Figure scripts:
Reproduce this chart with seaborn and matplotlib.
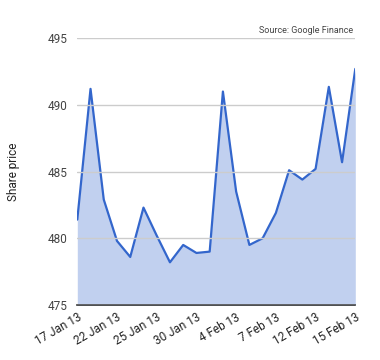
import pandas as pd
import matplotlib
matplotlib.use("Agg")
import matplotlib.pyplot as plt
import seaborn as sns

# Trading days, 17 Jan 13 .. 15 Feb 13
dates = ["17 Jan 13", "18 Jan 13", "21 Jan 13", "22 Jan 13", "23 Jan 13", "24 Jan 13",
         "25 Jan 13", "28 Jan 13", "29 Jan 13", "30 Jan 13", "31 Jan 13", "1 Feb 13",
         "4 Feb 13", "5 Feb 13", "6 Feb 13", "7 Feb 13", "8 Feb 13", "11 Feb 13",
         "12 Feb 13", "13 Feb 13", "14 Feb 13", "15 Feb 13"]
prices = [481.4, 491.2, 482.9, 479.8, 478.6, 482.3, 480.2, 478.2, 479.5, 478.9, 479.0,
          491.0, 483.5, 479.5, 480.0, 481.9, 485.1, 484.4, 485.2, 491.35, 485.7, 492.7]
y_ticks = [475, 480, 485, 490, 495]

df = pd.DataFrame({"date": dates, "price": prices})
df["pos"] = range(len(df))

sns.set_style("white")
plt.rcParams["font.family"] = ["Roboto", "DejaVu Sans"]

fig = plt.figure(figsize=(3.8, 3.6), dpi=100)
ax = fig.add_axes([0.2034, 0.1528, 0.7316, 0.7412])

line_col = "#3366cc"
ax.fill_between(df["pos"], df["price"], 475, color=line_col, alpha=0.3, linewidth=0)
sns.lineplot(data=df, x="pos", y="price", ax=ax, color=line_col, linewidth=1.6)

ax.set_xlim(0, len(df) - 1)
ax.set_ylim(475, 495)
ax.set_yticks(y_ticks)
ax.set_yticklabels([str(v) for v in y_ticks], fontsize=8.5, color="#444444")
tick_pos = df["pos"][::3]
ax.set_xticks(tick_pos)
ax.set_xticklabels(df["date"][::3], rotation=30, ha="right", rotation_mode="anchor",
                   fontsize=8.5, color="#222222")
ax.tick_params(axis="both", length=0, pad=7)
ax.tick_params(axis="x", pad=4)

ax.grid(axis="y", color="#cccccc", linewidth=1)
ax.set_axisbelow(False)
for s in ["top", "right", "left"]:
    ax.spines[s].set_visible(False)
ax.spines["bottom"].set_color("#333333")
ax.spines["bottom"].set_linewidth(1.2)

ax.set_xlabel("")
ax.set_ylabel("Share price", fontsize=8.5, color="#222222", labelpad=20)
ax.text(0.993, 1.012, "Source: Google Finance", transform=ax.transAxes, ha="right",
        va="bottom", fontsize=6.5, color="#444444")

fig.savefig("out.png", dpi=100)
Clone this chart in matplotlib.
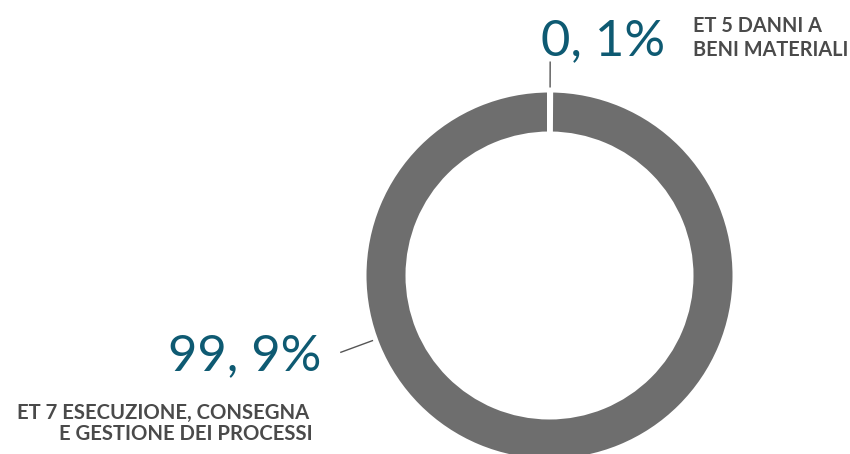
import numpy as np
import matplotlib
matplotlib.use("Agg")
import matplotlib.pyplot as plt

# Share of operational-loss events by event type
categories = ["ET 5 DANNI A BENI MATERIALI",
              "ET 7 ESECUZIONE, CONSEGNA E GESTIONE DEI PROCESSI"]
shares = [0.1, 99.9]
label_lines = [["ET 5 DANNI A", "BENI MATERIALI"],
               ["ET 7 ESECUZIONE, CONSEGNA", "E GESTIONE DEI PROCESSI"]]

RING = "#6e6e6e"
TEAL = "#0e5a72"
TEXT = "#4a4a4a"
FONT = ["Lato", "DejaVu Sans"]

W, H = 850, 454
fig = plt.figure(figsize=(W / 100, H / 100), dpi=100)
ax = fig.add_axes([0, 0, 1, 1])

cx, cy = 549.5, H - 275.5
edge_lw = 3.6                      # white separator, in points
pad = edge_lw / 2 * 100 / 72       # half the separator, in pixels
r_out, ring_w = 183 + pad, 39 + 2 * pad

wedges, _ = ax.pie(shares, center=(cx, cy), radius=r_out, startangle=90,
                   counterclock=False, colors=[RING, RING],
                   wedgeprops=dict(width=ring_w, edgecolor="white",
                                   linewidth=edge_lw))
ax.set_xlim(0, W)
ax.set_ylim(0, H)
ax.set_aspect("equal")
ax.axis("off")


def pct(v):
    return f"{v:.1f}".replace(".", ", ") + "%"


def leader(angle_deg, r0, r1):
    a = np.deg2rad(angle_deg)
    ax.plot([cx + r0 * np.cos(a), cx + r1 * np.cos(a)],
            [cy + r0 * np.sin(a), cy + r1 * np.sin(a)],
            color="#555555", lw=1.0, solid_capstyle="butt")


# small slice: callout above the ring
w0 = wedges[0]
leader((w0.theta1 + w0.theta2) / 2, 183 + 5, 183 + 31)
ax.text(541, H - 55, pct(shares[0]), color=TEAL, fontsize=36.5,
        family=FONT, ha="left", va="baseline")
ax.text(693, H - 31.5, label_lines[0][0], color=TEXT, fontsize=14.3,
        family=FONT, fontweight="bold", ha="left", va="baseline")
ax.text(693, H - 55.5, label_lines[0][1], color=TEXT, fontsize=14.3,
        family=FONT, fontweight="bold", ha="left", va="baseline")

# large slice: callout on the left
leader(200.2, 183 + 5, 183 + 40)
ax.text(321, H - 370, pct(shares[1]), color=TEAL, fontsize=36.5,
        family=FONT, ha="right", va="baseline")
ax.text(309, H - 419, label_lines[1][0], color=TEXT, fontsize=14.6,
        family=FONT, fontweight="bold", ha="right", va="baseline")
ax.text(313, H - 440, label_lines[1][1], color=TEXT, fontsize=14.6,
        family=FONT, fontweight="bold", ha="right", va="baseline")

fig.savefig("out.png", dpi=100, facecolor="white")
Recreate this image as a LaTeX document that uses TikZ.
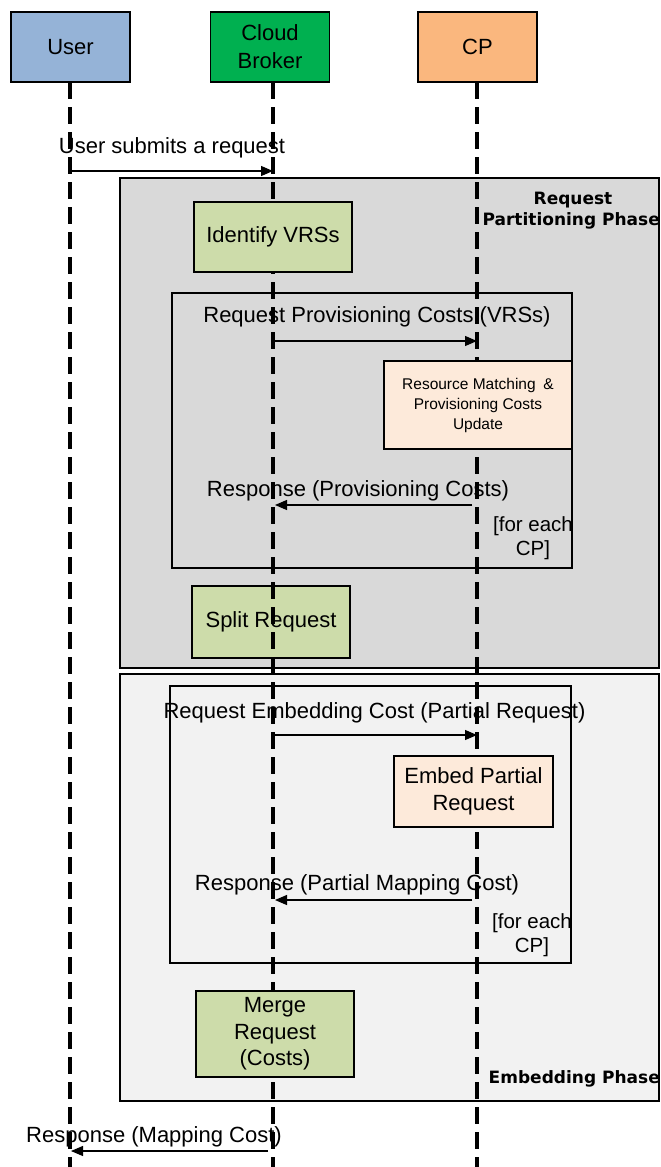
\documentclass[tikz,border=0pt]{standalone}
\usepackage{fontspec}
\setmainfont{Liberation Sans}
\newfontfamily\phasefont{DejaVu Sans}
\usetikzlibrary{arrows.meta}

\definecolor{userblue}{RGB}{149,179,215}
\definecolor{brokergreen}{RGB}{0,176,80}
\definecolor{cporange}{RGB}{250,183,126}
\definecolor{actgreen}{RGB}{205,220,170}
\definecolor{cppeach}{RGB}{253,234,218}
\definecolor{phaseone}{RGB}{217,217,217}
\definecolor{phasetwo}{RGB}{242,242,242}

\tikzset{
  actor/.style={draw=black, line width=1.4pt, minimum width=119pt, minimum height=70pt,
    inner sep=0pt, align=center, font=\fontsize{22}{28}\selectfont},
  lifeline/.style={line width=3.5pt, dash pattern=on 17pt off 8pt},
  phasebox/.style={draw=black, line width=1.4pt, inner sep=0pt},
  loopbox/.style={draw=black, line width=1.4pt, inner sep=0pt},
  activity/.style={draw=black, line width=1.4pt, inner sep=0pt, align=center,
    font=\fontsize{22}{26.5}\selectfont},
  msg/.style={line width=1.2pt, -{Triangle[length=12pt,width=10pt]}},
  msglabel/.style={anchor=base, inner sep=0pt, font=\fontsize{22}{26}\selectfont},
  guard/.style={anchor=base, inner sep=0pt, align=center, font=\fontsize{20.5}{24}\selectfont},
  phaselabel/.style={anchor=base, inner sep=0pt, font=\phasefont\bfseries\fontsize{17}{21}\selectfont},
}

\begin{document}
\begin{tikzpicture}[x=1pt, y=-1pt]
\useasboundingbox (0,0) rectangle (661,1167);

% phase frames
\node[phasebox, fill=phaseone, minimum width=539pt, minimum height=490pt] (partition) at (389.5,423) {};
\node[phasebox, fill=phasetwo, minimum width=539pt, minimum height=427pt] (embedding) at (389.5,887.5) {};
\node[phaselabel] (partitionA) at (573,204) {Request};
\node[phaselabel, anchor=base east] (partitionB) at (660,225) {Partitioning Phase};
\node[phaselabel, anchor=base east] (embedlbl) at (660,1083) {Embedding Phase};

% loop frames
\node[loopbox, minimum width=400pt, minimum height=275pt] (loopA) at (372,430.5) {};
\node[loopbox, minimum width=401pt, minimum height=277pt] (loopB) at (370.5,824.5) {};

% split step sits under the broker lifeline
\node[activity, fill=actgreen, minimum width=158pt, minimum height=72pt] (split) at (271,622) {Split Request};

% participants and lifelines
\node[actor, fill=userblue] (user) at (70.5,47) {User};
\node[actor, fill=brokergreen] (broker) at (270,47) {Cloud\\Broker};
\node[actor, fill=cporange] (cp) at (477.5,47) {CP};

\coordinate (userEnd) at (70,1167);
\coordinate (brokerEnd) at (273,1167);
\coordinate (cpEnd) at (477,1167);
\coordinate (userTop) at (70,82);
\coordinate (brokerTop) at (273,82);
\coordinate (cpTop) at (477,82);
\draw[lifeline] (userTop) -- (userEnd);
\draw[lifeline] (brokerTop) -- (brokerEnd);
\draw[lifeline] (cpTop) -- (cpEnd);

% activities covering the lifelines
\node[activity, fill=actgreen, minimum width=158pt, minimum height=70pt] (identify) at (273,237) {Identify VRSs};
\node[activity, fill=cppeach, minimum width=188pt, minimum height=88pt,
  font=\fontsize{15.5}{20}\selectfont] (match) at (478,405)
  {Resource Matching\enspace\&\\Provisioning Costs\\Update};
\node[activity, fill=cppeach, minimum width=159pt, minimum height=71pt] (embed) at (473.5,791.5) {Embed Partial\\Request};
\node[activity, fill=actgreen, minimum width=158pt, minimum height=86pt] (merge) at (275,1034) {Merge\\Request\\(Costs)};

% message end points on the lifelines
\coordinate (m1s) at (70,171);   \coordinate (m1e) at (273,171);
\coordinate (m2s) at (273,341);  \coordinate (m2e) at (477,341);
\coordinate (m3s) at (472,505);  \coordinate (m3e) at (275,505);
\coordinate (m4s) at (273,735);  \coordinate (m4e) at (477,735);
\coordinate (m5s) at (472,900);  \coordinate (m5e) at (275,900);
\coordinate (m6s) at (268,1151); \coordinate (m6e) at (71,1151);

\draw[msg] (m1s) -- (m1e);
\draw[msg] (m2s) -- (m2e);
\draw[msg] (m3s) -- (m3e);
\draw[msg] (m4s) -- (m4e);
\draw[msg] (m5s) -- (m5e);
\draw[msg] (m6s) -- (m6e);

% message labels
\node[msglabel] (l1) at (172,153) {User submits a request};
\node[msglabel] (l2) at (377,322) {Request Provisioning Costs (VRSs)};
\node[msglabel] (l3) at (358,496) {Response (Provisioning Costs)};
\node[msglabel] (l4) at (374.5,718) {Request Embedding Cost (Partial Request)};
\node[msglabel] (l5) at (357,890) {Response (Partial Mapping Cost)};
\node[msglabel] (l6) at (154,1142) {Response (Mapping Cost)};

% loop guards
\node[guard] (gA1) at (533,531) {[for each};
\node[guard] (gA2) at (533,555) {CP]};
\node[guard] (gB1) at (532,928) {[for each};
\node[guard] (gB2) at (532,952) {CP]};
\end{tikzpicture}
\end{document}
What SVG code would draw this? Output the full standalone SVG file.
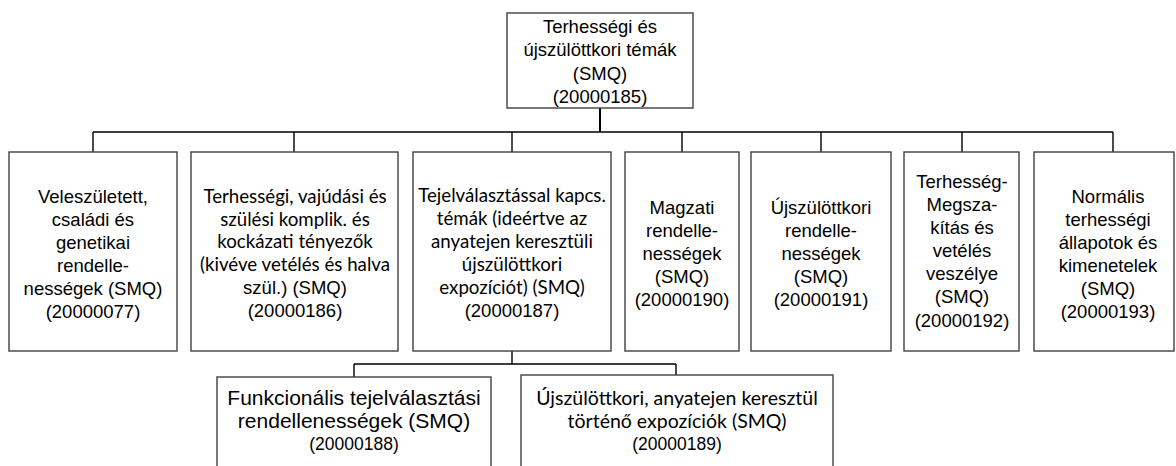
<svg xmlns="http://www.w3.org/2000/svg" width="1176" height="466" viewBox="0 0 1176 466">
<style>
.box{fill:#fff;stroke:#404040;stroke-width:1.4}
.ln{fill:none;stroke:#000;stroke-width:1.4}
.a{font-family:"Liberation Sans",Arial,sans-serif;font-size:18.5px;fill:#000;text-anchor:middle}
.c{font-family:Lato,"Noto Sans",sans-serif;font-size:18.7px;fill:#000;text-anchor:middle}
.b{font-family:"Liberation Sans",Arial,sans-serif;font-size:21px;fill:#000;text-anchor:middle}
.cb{font-family:Lato,"Noto Sans",sans-serif;font-size:19.5px;fill:#000;text-anchor:middle}
.n{font-family:"Liberation Sans",Arial,sans-serif;font-size:17.5px;fill:#000;text-anchor:middle}
</style>
<rect width="1176" height="466" fill="#fff"/>
<g id="connectors">
<path class="ln" d="M600 108V132" style="stroke-width:2"/>
<path class="ln" d="M93 132H1113M93 132V152M294 132V152M512 132V152M682 132V152M821 132V152M962 132V152M1113 132V152"/>
<path class="ln" d="M512 351V364M354 364H676M354 364V377M676 364V375"/>
</g>
<g id="n0">
<rect class="box" x="507" y="13" width="186" height="95"/>
<text class="a" x="600" y="33">Terhességi és</text>
<text class="a" x="600" y="56">újszülöttkori témák</text>
<text class="a" x="600" y="80">(SMQ)</text>
<text class="a" x="600" y="103">(20000185)</text>
</g>
<g id="n1">
<rect class="box" x="9" y="152" width="168" height="199"/>
<text class="a" x="93" y="203">Veleszületett,</text>
<text class="a" x="93" y="226">családi és</text>
<text class="a" x="93" y="249">genetikai</text>
<text class="a" x="93" y="272">rendelle-</text>
<text class="a" x="93" y="295">nességek (SMQ)</text>
<text class="a" x="93" y="318">(20000077)</text>
</g>
<g id="n2">
<rect class="box" x="191" y="152" width="207" height="199"/>
<text class="c" x="295" y="203">Terhességi, vajúdási és</text>
<text class="c" x="295" y="226">szülési komplik. és</text>
<text class="c" x="295" y="248">kockázati tényezők</text>
<text class="c" x="295" y="271">(kivéve vetélés és halva</text>
<text class="a" x="295" y="294">szül.) (SMQ)</text>
<text class="a" x="295" y="317">(20000186)</text>
</g>
<g id="n3">
<rect class="box" x="413" y="152" width="198" height="199"/>
<text class="c" x="512" y="202">Tejelválasztással kapcs.</text>
<text class="c" x="512" y="225">témák (ideértve az</text>
<text class="c" x="512" y="248">anyatejen keresztüli</text>
<text class="c" x="512" y="271">újszülöttkori</text>
<text class="c" x="512" y="294">expozíciót) (SMQ)</text>
<text class="a" x="512" y="317">(20000187)</text>
</g>
<g id="n4">
<rect class="box" x="625" y="152" width="114" height="199"/>
<text class="a" x="682" y="214">Magzati</text>
<text class="a" x="682" y="237">rendelle-</text>
<text class="a" x="682" y="260">nességek</text>
<text class="a" x="682" y="283">(SMQ)</text>
<text class="a" x="682" y="306">(20000190)</text>
</g>
<g id="n5">
<rect class="box" x="751" y="152" width="140" height="199"/>
<text class="a" x="821" y="214">Újszülöttkori</text>
<text class="a" x="821" y="237">rendelle-</text>
<text class="a" x="821" y="260">nességek</text>
<text class="a" x="821" y="283">(SMQ)</text>
<text class="a" x="821" y="306">(20000191)</text>
</g>
<g id="n6">
<rect class="box" x="904" y="152" width="115" height="199"/>
<text class="a" x="962" y="188">Terhesség-</text>
<text class="a" x="962" y="211">Megsza-</text>
<text class="a" x="962" y="234">kítás és</text>
<text class="a" x="962" y="257">vetélés</text>
<text class="a" x="962" y="280">veszélye</text>
<text class="a" x="962" y="303">(SMQ)</text>
<text class="a" x="962" y="327">(20000192)</text>
</g>
<g id="n7">
<rect class="box" x="1034" y="152" width="140" height="199"/>
<text class="a" x="1108" y="203">Normális</text>
<text class="a" x="1108" y="226">terhességi</text>
<text class="a" x="1108" y="249">állapotok és</text>
<text class="a" x="1108" y="272">kimenetelek</text>
<text class="a" x="1108" y="295">(SMQ)</text>
<text class="a" x="1108" y="318">(20000193)</text>
</g>
<g id="n8">
<rect class="box" x="217" y="377" width="274" height="100"/>
<text class="b" x="354" y="405">Funkcionális tejelválasztási</text>
<text class="b" x="354" y="428">rendellenességek (SMQ)</text>
<text class="n" x="354" y="450">(20000188)</text>
</g>
<g id="n9">
<rect class="box" x="521" y="375" width="312" height="102"/>
<text class="cb" x="677" y="405">Újszülöttkori, anyatejen keresztül</text>
<text class="cb" x="677" y="428">történő expozíciók (SMQ)</text>
<text class="n" x="677" y="450">(20000189)</text>
</g>
</svg>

- Set problem
Without any pictures, reproduce the lines from the first one in the material through the line that has "import seaborn as sns", exactly as they appear.

- Answer to this exercise
Reproduce this chart with seaborn and matplotlib.
import pandas as pd
import matplotlib
matplotlib.use("Agg")
import matplotlib.pyplot as plt
import seaborn as sns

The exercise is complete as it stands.